→ PROBLEM:
Nothing but the lines from the top of the data to the line holding "15, 20, 25];" should be printed, word for word and both ends included; leave the pictures out.

→ DATA SECTION:
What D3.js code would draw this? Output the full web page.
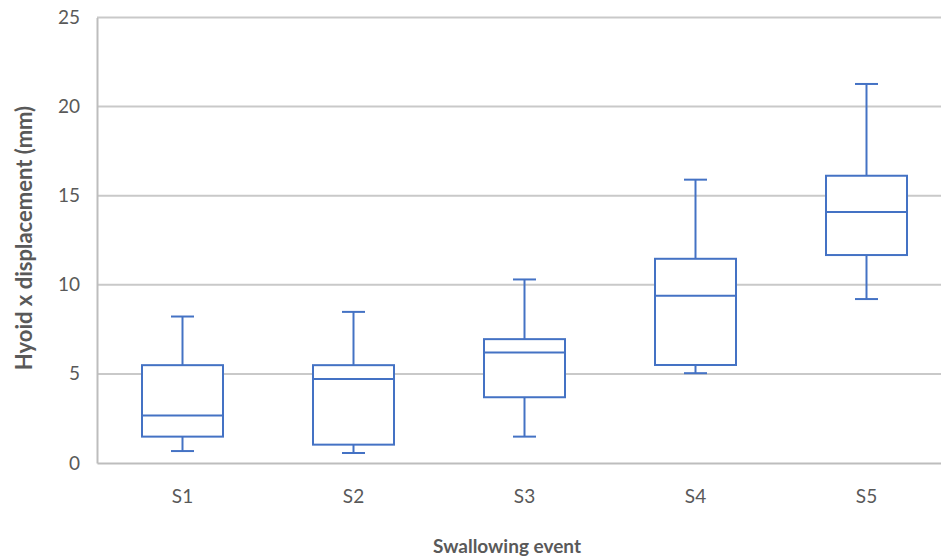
<!DOCTYPE html>
<html>
<head>
<meta charset="utf-8">
<script src="https://cdn.jsdelivr.net/npm/d3@7"></script>
<style>
  body { margin: 0; background: #fff; }
  text { font-family: Lato, "Open Sans", sans-serif; fill: #595959; }
</style>
</head>
<body>
<svg id="chart" width="941" height="556"></svg>
<script>
// data
const events = ["S1", "S2", "S3", "S4", "S5"];
const mins    = [0.67, 0.56, 1.48, 5.04, 9.2];
const q1s     = [1.48, 1.03, 3.69, 5.5, 11.67];
const medians = [2.66, 4.72, 6.2, 9.38, 14.08];
const q3s     = [5.49, 5.49, 6.95, 11.46, 16.12];
const maxs    = [8.22, 8.48, 10.3, 15.9, 21.27];
const yTicks  = [0, 5, 10, 15, 20, 25];

const svg = d3.select("#chart");
const margin = { left: 97, top: 17.5, bottom: 93 };
const plotRight = 952;
const height = 556;

const x = d3.scaleBand().domain(events).range([margin.left, plotRight]);
const y = d3.scaleLinear().domain([0, 25]).range([height - margin.bottom, margin.top]);

const boxes = events.map((e, i) => ({
    event: e, min: mins[i], q1: q1s[i], median: medians[i], q3: q3s[i], max: maxs[i]
}));

// gridlines
svg.append("g")
    .selectAll("line")
    .data(yTicks.filter(t => t > 0))
    .join("line")
    .attr("x1", margin.left).attr("x2", 941)
    .attr("y1", d => y(d)).attr("y2", d => y(d))
    .attr("stroke", "#c9c9c9")
    .attr("stroke-width", 2);

// axes
const yAxis = svg.append("g")
    .attr("transform", `translate(${margin.left},0)`)
    .call(d3.axisLeft(y).tickValues(yTicks).tickSize(0).tickPadding(17));
yAxis.select(".domain").attr("stroke", "#bdbdbd").attr("stroke-width", 2);
yAxis.selectAll("text").attr("font-size", 19).attr("fill", "#555");

const xAxis = svg.append("g")
    .attr("transform", `translate(0,${y(0)})`)
    .call(d3.axisBottom(x).tickSize(0).tickPadding(27));
xAxis.select(".domain").attr("stroke", "#bdbdbd").attr("stroke-width", 2);
xAxis.selectAll("text").attr("font-size", 19).attr("fill", "#555");

// boxes
const boxW = 81, capW = 23;
const g = svg.append("g")
    .selectAll("g")
    .data(boxes)
    .join("g")
    .attr("transform", d => `translate(${x(d.event) + x.bandwidth() / 2},0)`)
    .attr("stroke", "#4472c4")
    .attr("stroke-width", 2)
    .attr("fill", "none");

// whiskers
g.append("line").attr("x1", 0).attr("x2", 0)
    .attr("y1", d => y(d.q3)).attr("y2", d => y(d.max));
g.append("line").attr("x1", 0).attr("x2", 0)
    .attr("y1", d => y(d.q1)).attr("y2", d => y(d.min));
g.append("line").attr("x1", -capW / 2).attr("x2", capW / 2)
    .attr("y1", d => y(d.max)).attr("y2", d => y(d.max));
g.append("line").attr("x1", -capW / 2).attr("x2", capW / 2)
    .attr("y1", d => y(d.min)).attr("y2", d => y(d.min));

g.append("rect")
    .attr("x", -boxW / 2).attr("width", boxW)
    .attr("y", d => y(d.q3))
    .attr("height", d => y(d.q1) - y(d.q3))
    .attr("fill", "#fff");

g.append("line").attr("x1", -boxW / 2).attr("x2", boxW / 2)
    .attr("y1", d => y(d.median)).attr("y2", d => y(d.median));

// axis titles
svg.append("text")
    .attr("transform", "translate(32,238) rotate(-90)")
    .attr("text-anchor", "middle")
    .attr("font-size", 22)
    .attr("font-weight", "bold")
    .text("Hyoid x displacement (mm)");

svg.append("text")
    .attr("x", 507).attr("y", 553)
    .attr("text-anchor", "middle")
    .attr("font-size", 19)
    .attr("font-weight", "bold")
    .text("Swallowing event");
</script>
</body>
</html>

→ OUTPUT:
What D3.js code would draw this? Output the full web page.
<!DOCTYPE html>
<html>
<head>
<meta charset="utf-8">
<script src="https://cdn.jsdelivr.net/npm/d3@7"></script>
<style>
  body { margin: 0; background: #fff; }
  text { font-family: Lato, "Open Sans", sans-serif; fill: #595959; }
</style>
</head>
<body>
<svg id="chart" width="941" height="556"></svg>
<script>
// data
const events = ["S1", "S2", "S3", "S4", "S5"];
const mins    = [0.67, 0.56, 1.48, 5.04, 9.2];
const q1s     = [1.48, 1.03, 3.69, 5.5, 11.67];
const medians = [2.66, 4.72, 6.2, 9.38, 14.08];
const q3s     = [5.49, 5.49, 6.95, 11.46, 16.12];
const maxs    = [8.22, 8.48, 10.3, 15.9, 21.27];
const yTicks  = [0, 5, 10, 15, 20, 25];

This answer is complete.